• **Given exercise**
Extract, word for word, every line from the one containing "Recreate this image" through the one containing "ctx.strokeStyle = '#000';", with both end lines kept.

-- begin Information given --

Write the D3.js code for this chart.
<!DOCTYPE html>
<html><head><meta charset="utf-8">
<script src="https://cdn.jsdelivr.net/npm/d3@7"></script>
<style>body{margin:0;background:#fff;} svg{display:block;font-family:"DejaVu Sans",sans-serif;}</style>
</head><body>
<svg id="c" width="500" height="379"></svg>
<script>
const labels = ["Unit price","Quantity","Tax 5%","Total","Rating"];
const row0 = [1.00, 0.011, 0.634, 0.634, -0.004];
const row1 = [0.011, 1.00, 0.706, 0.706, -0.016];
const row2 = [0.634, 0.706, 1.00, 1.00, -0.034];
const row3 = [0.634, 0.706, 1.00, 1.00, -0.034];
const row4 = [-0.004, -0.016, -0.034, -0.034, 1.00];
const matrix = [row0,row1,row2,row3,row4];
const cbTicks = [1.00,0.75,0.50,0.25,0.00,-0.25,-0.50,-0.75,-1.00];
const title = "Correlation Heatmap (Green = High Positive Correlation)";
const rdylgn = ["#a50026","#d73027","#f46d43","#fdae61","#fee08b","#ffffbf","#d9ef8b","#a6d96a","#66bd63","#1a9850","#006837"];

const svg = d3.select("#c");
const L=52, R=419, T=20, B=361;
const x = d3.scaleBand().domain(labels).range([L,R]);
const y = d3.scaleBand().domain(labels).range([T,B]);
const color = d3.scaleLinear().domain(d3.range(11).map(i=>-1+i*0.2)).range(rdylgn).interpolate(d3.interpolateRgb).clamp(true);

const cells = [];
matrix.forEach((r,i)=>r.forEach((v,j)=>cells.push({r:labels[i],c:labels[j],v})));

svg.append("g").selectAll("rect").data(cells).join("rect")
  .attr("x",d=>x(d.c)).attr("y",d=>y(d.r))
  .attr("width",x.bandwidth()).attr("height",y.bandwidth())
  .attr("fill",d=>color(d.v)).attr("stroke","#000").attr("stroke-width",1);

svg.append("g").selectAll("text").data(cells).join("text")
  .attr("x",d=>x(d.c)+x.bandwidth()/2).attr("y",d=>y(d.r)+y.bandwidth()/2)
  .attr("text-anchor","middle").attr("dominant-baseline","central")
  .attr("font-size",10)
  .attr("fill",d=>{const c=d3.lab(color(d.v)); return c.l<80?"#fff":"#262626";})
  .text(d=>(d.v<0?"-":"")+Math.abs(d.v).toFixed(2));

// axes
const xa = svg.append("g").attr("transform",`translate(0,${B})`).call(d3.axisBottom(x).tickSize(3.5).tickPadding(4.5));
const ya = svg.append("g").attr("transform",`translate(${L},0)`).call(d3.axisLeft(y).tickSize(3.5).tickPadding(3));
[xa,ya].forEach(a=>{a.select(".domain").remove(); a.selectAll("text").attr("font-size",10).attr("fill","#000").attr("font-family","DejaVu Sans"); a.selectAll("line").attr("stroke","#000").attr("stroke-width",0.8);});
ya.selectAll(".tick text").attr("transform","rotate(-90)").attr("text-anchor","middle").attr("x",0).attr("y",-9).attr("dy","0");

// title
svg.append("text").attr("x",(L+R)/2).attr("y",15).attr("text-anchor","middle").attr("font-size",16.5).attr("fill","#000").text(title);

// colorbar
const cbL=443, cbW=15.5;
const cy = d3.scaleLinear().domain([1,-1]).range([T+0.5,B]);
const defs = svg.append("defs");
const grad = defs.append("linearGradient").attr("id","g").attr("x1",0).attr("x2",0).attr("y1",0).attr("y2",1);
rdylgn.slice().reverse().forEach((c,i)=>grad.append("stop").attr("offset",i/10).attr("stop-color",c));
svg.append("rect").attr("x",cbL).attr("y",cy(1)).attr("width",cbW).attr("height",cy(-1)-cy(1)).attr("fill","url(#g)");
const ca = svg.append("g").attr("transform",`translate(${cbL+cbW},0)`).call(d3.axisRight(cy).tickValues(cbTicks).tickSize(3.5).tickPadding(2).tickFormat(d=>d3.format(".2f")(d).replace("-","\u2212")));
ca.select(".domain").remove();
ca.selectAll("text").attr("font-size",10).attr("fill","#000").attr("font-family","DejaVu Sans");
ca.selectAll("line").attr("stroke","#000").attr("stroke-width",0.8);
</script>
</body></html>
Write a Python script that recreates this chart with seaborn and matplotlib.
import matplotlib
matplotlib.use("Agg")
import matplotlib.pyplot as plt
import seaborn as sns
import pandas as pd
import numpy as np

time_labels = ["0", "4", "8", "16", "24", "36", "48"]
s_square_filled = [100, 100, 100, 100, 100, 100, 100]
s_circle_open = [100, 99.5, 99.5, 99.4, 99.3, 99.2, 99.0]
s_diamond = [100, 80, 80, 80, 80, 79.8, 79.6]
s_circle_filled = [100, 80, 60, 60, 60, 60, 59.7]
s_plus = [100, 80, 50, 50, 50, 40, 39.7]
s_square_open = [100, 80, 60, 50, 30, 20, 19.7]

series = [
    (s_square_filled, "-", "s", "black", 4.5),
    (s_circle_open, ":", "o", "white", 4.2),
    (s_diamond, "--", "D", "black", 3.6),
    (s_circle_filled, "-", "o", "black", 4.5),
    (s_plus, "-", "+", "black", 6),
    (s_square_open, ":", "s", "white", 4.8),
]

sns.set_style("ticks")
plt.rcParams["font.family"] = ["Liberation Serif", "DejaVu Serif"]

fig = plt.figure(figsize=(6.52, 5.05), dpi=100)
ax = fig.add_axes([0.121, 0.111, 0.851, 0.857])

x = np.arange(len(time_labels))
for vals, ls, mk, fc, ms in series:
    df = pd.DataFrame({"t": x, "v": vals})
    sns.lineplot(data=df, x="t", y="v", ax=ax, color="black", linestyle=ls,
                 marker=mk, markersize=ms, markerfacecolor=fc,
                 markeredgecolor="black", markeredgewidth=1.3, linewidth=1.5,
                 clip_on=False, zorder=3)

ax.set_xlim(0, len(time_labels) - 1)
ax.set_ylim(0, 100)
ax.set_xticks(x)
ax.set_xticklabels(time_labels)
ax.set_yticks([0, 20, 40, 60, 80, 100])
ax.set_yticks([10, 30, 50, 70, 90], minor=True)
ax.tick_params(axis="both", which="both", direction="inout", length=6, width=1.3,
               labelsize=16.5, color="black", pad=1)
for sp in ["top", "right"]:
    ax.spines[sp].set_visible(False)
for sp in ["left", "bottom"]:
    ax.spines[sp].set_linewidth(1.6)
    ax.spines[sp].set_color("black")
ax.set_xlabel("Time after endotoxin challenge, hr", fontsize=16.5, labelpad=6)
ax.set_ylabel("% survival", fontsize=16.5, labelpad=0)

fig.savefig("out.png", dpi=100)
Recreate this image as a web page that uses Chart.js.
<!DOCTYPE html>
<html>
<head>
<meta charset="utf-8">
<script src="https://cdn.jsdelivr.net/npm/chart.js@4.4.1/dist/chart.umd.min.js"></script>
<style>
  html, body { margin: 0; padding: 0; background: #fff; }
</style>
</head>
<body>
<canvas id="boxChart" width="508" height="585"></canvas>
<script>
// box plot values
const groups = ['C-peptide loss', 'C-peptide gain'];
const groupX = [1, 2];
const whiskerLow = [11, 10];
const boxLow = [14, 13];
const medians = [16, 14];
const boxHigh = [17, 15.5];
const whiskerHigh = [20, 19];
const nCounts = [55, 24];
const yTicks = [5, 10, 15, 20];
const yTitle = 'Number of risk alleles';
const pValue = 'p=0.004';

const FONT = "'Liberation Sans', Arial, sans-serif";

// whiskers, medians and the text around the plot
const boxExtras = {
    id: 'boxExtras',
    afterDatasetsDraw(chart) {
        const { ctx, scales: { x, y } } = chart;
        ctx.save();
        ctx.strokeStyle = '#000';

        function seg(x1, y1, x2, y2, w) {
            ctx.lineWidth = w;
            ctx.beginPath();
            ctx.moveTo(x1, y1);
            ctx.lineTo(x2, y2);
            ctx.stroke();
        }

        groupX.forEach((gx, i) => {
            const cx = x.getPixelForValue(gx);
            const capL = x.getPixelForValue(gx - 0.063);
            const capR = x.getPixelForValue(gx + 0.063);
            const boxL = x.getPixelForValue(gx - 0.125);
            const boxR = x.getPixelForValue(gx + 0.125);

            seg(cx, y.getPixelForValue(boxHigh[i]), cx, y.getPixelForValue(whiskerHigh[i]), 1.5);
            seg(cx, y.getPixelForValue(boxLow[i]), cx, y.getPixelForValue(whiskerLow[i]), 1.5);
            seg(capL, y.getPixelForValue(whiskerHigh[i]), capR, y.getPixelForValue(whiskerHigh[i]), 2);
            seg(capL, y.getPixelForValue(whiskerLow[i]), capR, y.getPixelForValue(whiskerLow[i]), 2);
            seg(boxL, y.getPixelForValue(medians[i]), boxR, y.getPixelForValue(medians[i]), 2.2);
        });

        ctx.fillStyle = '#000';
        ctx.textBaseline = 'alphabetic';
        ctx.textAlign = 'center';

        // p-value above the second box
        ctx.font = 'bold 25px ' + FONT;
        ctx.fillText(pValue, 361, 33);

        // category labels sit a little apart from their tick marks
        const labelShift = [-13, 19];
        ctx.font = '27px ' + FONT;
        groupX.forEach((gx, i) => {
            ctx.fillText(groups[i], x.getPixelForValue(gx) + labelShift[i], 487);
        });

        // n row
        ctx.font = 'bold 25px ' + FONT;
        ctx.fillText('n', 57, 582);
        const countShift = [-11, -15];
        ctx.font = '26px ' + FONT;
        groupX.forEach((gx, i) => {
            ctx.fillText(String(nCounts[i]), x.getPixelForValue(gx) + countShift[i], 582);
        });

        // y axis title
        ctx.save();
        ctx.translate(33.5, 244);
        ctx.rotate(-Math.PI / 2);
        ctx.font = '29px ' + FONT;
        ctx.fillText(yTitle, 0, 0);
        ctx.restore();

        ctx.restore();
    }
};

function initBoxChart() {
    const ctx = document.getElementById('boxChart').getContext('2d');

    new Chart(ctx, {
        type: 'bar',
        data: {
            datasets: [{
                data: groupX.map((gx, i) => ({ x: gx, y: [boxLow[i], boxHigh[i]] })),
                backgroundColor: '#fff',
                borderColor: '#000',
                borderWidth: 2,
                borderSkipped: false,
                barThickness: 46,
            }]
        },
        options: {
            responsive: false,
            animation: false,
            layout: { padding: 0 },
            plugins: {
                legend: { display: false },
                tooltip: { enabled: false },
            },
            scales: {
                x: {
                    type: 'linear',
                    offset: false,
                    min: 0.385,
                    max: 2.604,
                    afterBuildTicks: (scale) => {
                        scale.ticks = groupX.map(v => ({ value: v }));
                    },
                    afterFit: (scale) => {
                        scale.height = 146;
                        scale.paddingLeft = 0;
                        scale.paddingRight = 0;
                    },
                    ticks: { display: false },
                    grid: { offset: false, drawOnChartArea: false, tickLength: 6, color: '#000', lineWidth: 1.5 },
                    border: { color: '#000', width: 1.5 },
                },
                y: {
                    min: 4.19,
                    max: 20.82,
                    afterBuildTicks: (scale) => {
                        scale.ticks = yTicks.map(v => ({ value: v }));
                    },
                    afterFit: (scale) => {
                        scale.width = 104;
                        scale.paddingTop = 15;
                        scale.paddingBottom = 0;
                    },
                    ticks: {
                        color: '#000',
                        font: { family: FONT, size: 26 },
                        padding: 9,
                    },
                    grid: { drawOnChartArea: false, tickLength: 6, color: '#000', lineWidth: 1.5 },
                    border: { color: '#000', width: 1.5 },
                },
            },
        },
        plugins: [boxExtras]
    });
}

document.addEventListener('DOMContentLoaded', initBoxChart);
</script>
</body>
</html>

-- end Information given --

• **Correct response**
Recreate this image as a web page that uses Chart.js.
<!DOCTYPE html>
<html>
<head>
<meta charset="utf-8">
<script src="https://cdn.jsdelivr.net/npm/chart.js@4.4.1/dist/chart.umd.min.js"></script>
<style>
  html, body { margin: 0; padding: 0; background: #fff; }
</style>
</head>
<body>
<canvas id="boxChart" width="508" height="585"></canvas>
<script>
// box plot values
const groups = ['C-peptide loss', 'C-peptide gain'];
const groupX = [1, 2];
const whiskerLow = [11, 10];
const boxLow = [14, 13];
const medians = [16, 14];
const boxHigh = [17, 15.5];
const whiskerHigh = [20, 19];
const nCounts = [55, 24];
const yTicks = [5, 10, 15, 20];
const yTitle = 'Number of risk alleles';
const pValue = 'p=0.004';

const FONT = "'Liberation Sans', Arial, sans-serif";

// whiskers, medians and the text around the plot
const boxExtras = {
    id: 'boxExtras',
    afterDatasetsDraw(chart) {
        const { ctx, scales: { x, y } } = chart;
        ctx.save();
        ctx.strokeStyle = '#000';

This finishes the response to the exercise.